A beginner such as myself would think that increased Productivity would lead to reduced prices, given an adequate level of competition in the economy. Looking at the latest available OECD datasets, this does not seem to happen, at least within the Eurozone. Take Germany, France, Italy, Spain. I have normalised the figures as a percentage of the highest scorer.
Productivity – GDP per hours worked:
France 100, Germany 93, Italy 76, Spain 82
Comparative Price Levels:
France 100, Germany 93, Italy 87, Spain 88
A beginner such as myself would conclude that the ‘superior productivity’ in terms of GDP value, was more due to the higher local price levels, rather than to the superior Northern European personal attributes. Could one of the experts on this Blog enlighten me?
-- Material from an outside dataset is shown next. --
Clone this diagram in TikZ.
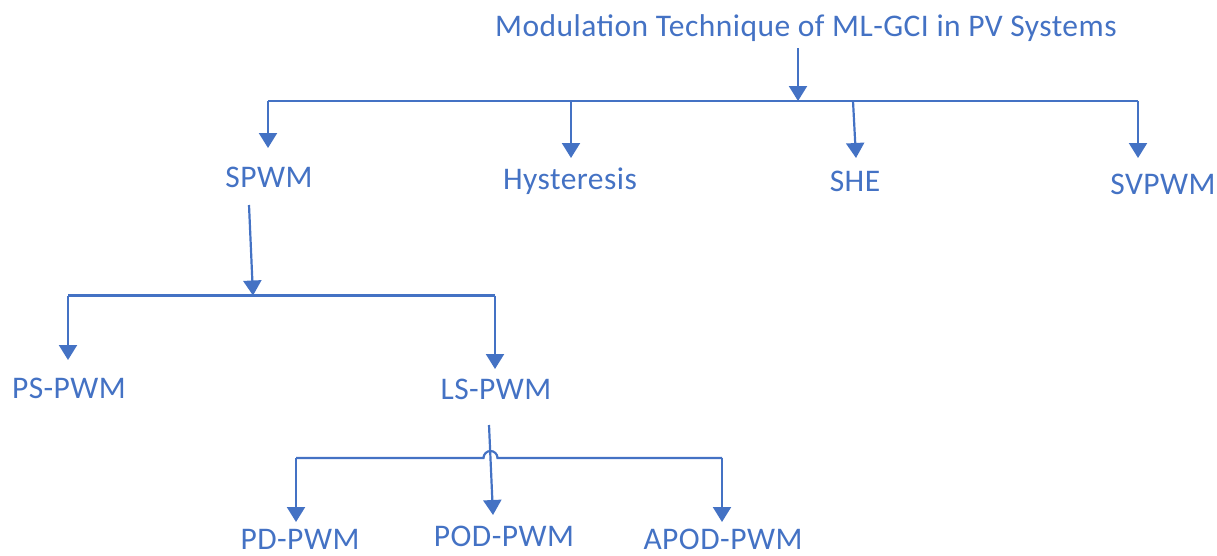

I'm curious as to why Germany has to do all the adjusting–by whatever means. Why is Germany more productive and the deficit countries less so? I know capital intensity is part of it but so are other aspects of efficiency, such as the absence of the kind of massive and massively inefficient public sectors in the periphery countries. If they could find the political will (or otherwise be forced by events) to follow through with austerity measures, however painful, such as the elimination of bloated public service payrolls and reduce transaction costs, shouldn't their export performance improve vis-a-vis Germany, therefore reducing the imbalances? I wish to add that I am approaching the problem from the point of view of conventional economic theory and real-world examples, not Republican Party ideology!
China obviously is a different kettle of fish because it's not part of a currency union but there are so many distortions in the Chinese economy that they should be doing more adjusting–in the direction of increased domestic consumption as a share of GDP–than their deficit trading partners, it seems to me. I am aware that this could raise the cost of financing the US federal budget deficit but that's no worse than other prescriptions.
I do not understand why Germans should consume more by themselves or why people in the U.S. should consume less in order to solve the global imbalances. Germans always have been inventors of great machines and tools and it is natural that these things are exported to other countries which are less inventive in that respect. The point here is that other countries are unable to come up with something else which Germans would value and take in exchange for their great machines. The Anglo-Saxon world seems to be obsessed with financial services and just keeps looking at numbers and accounts. Numbers are irrelevant in the real world. What counts is value. And that is purely subjective. Germans could in exchange get their CO2 free energy supply which they so much desire, for example. Germans could also get back services for the elderly. Germans could also outsource military protection. By historical standards there have been lots of inventors elsewhere in this world and I just wonder where they all have gone? Probably to Wall Street where they design worthless financial services. That is something which Germans probably will not value in exchange for their products.